Line by line, repeat the data below exactly, beginning at the first line and ending at the line with "import plotly.graph_objects as go". Omit pictures.
■ ■ ■ ■
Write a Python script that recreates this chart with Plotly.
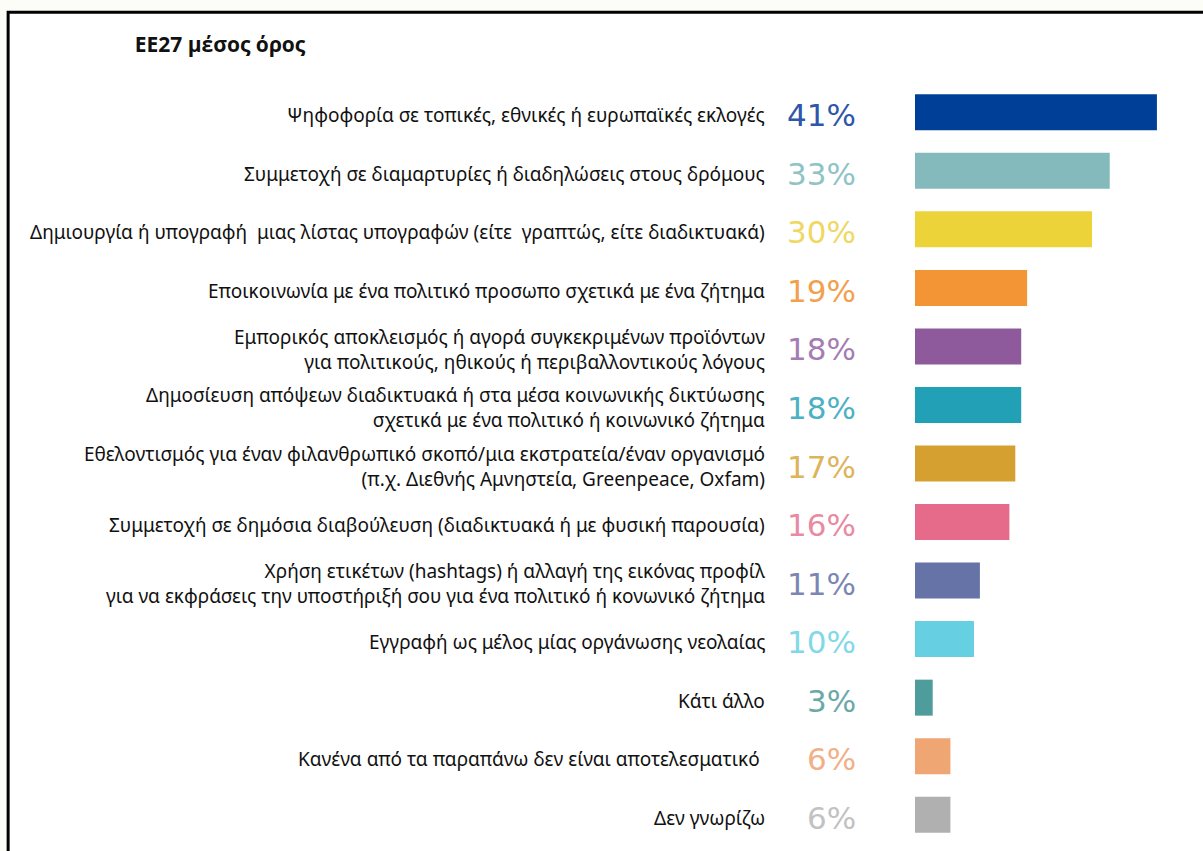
import plotly.graph_objects as go

categories = [
    "Ψηφοφορία σε τοπικές, εθνικές ή ευρωπαϊκές εκλογές",
    "Συμμετοχή σε διαμαρτυρίες ή διαδηλώσεις στους δρόμους",
    "Δημιουργία ή υπογραφή  μιας λίστας υπογραφών (είτε  γραπτώς, είτε διαδικτυακά)",
    "Εποικοινωνία με ένα πολιτικό προσωπο σχετικά με ένα ζήτημα",
    "Εμπορικός αποκλεισμός ή αγορά συγκεκριμένων προϊόντων<br>για πολιτικούς, ηθικούς ή περιβαλλοντικούς λόγους",
    "Δημοσίευση απόψεων διαδικτυακά ή στα μέσα κοινωνικής δικτύωσης<br>σχετικά με ένα πολιτικό ή κοινωνικό ζήτημα",
    "Εθελοντισμός για έναν φιλανθρωπικό σκοπό/μια εκστρατεία/έναν οργανισμό<br>(π.χ. Διεθνής Αμνηστεία, Greenpeace, Oxfam)",
    "Συμμετοχή σε δημόσια διαβούλευση (διαδικτυακά ή με φυσική παρουσία)",
    "Χρήση ετικέτων (hashtags) ή αλλαγή της εικόνας προφίλ<br>για να εκφράσεις την υποστήριξή σου για ένα πολιτικό ή κονωνικό ζήτημα",
    "Εγγραφή ως μέλος μίας οργάνωσης νεολαίας",
    "Κάτι άλλο",
    "Κανένα από τα παραπάνω δεν είναι αποτελεσματικό ",
    "Δεν γνωρίζω",
]
values = [41, 33, 30, 19, 18, 18, 17, 16, 11, 10, 3, 6, 6]
bar_colors = [
    "#003f98", "#84babb", "#ecd33a", "#f39535", "#8e5a9c", "#22a0b5", "#d5a030",
    "#e66a8a", "#6673a6", "#66d0e2", "#4f9c9c", "#f0a673", "#b0b0b0",
]
label_colors = [
    "#2f56a8", "#8fc3c5", "#efd862", "#f2a04e", "#a57db3", "#4cb1c3", "#ddb45a",
    "#e98aa3", "#7b86b3", "#82d8e8", "#6aa9a8", "#f2b088", "#c2c2c2",
]

keys = [f"c{i}" for i in range(len(categories))]

fig = go.Figure()

fig.add_trace(
    go.Bar(
        x=values,
        y=keys,
        orientation="h",
        marker=dict(color=bar_colors, line=dict(width=0)),
        width=0.615,
        hoverinfo="skip",
        showlegend=False,
    )
)

# Category text and percentage labels to the left of the bars
for key, cat, val, col in zip(keys, categories, values, label_colors):
    fig.add_annotation(
        x=0, xref="paper", y=key, yref="y",
        text=cat, showarrow=False,
        xanchor="right", yanchor="middle", align="right",
        xshift=-148, yshift=-3,
        font=dict(family="Liberation Sans Narrow, Noto Sans, sans-serif", size=19, color="#111111"),
    )
    fig.add_annotation(
        x=0, xref="paper", y=key, yref="y",
        text=f"{val}%", showarrow=False,
        xanchor="right", yanchor="middle",
        xshift=-57, yshift=-3,
        font=dict(family="DejaVu Sans, Verdana, sans-serif", size=31, color=col),
    )

# Frame around the chart
fig.add_shape(
    type="rect", xref="paper", yref="paper",
    x0=-3.182, x1=1.06, y0=-0.03, y1=1.093,
    line=dict(color="#000000", width=3), fillcolor="#ffffff", layer="below",
)

fig.update_layout(
    width=1203,
    height=851,
    margin=dict(l=915, r=3, t=83, b=7),
    paper_bgcolor="#fcfdf6",
    plot_bgcolor="rgba(0,0,0,0)",
    title=dict(
        text="<b>ΕΕ27 μέσος όρος</b>",
        x=0.112, xanchor="left", y=0.948, yanchor="middle",
        font=dict(family="Open Sans, sans-serif", size=21, color="#111111"),
    ),
    xaxis=dict(range=[0, 48.3], visible=False, fixedrange=True),
    yaxis=dict(
        categoryorder="array", categoryarray=keys, autorange="reversed",
        visible=False, fixedrange=True,
    ),
    bargap=0.385,
)

fig.write_html(
    "out.html",
    config={"displayModeBar": False},
    post_script="document.body.style.margin='0';document.body.style.background='#fcfdf6';",
)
■ ■ ■ ■
• SOLUTION FOR THIS PROBLEM:
Write a Python script that recreates this chart with Plotly.
import plotly.graph_objects as go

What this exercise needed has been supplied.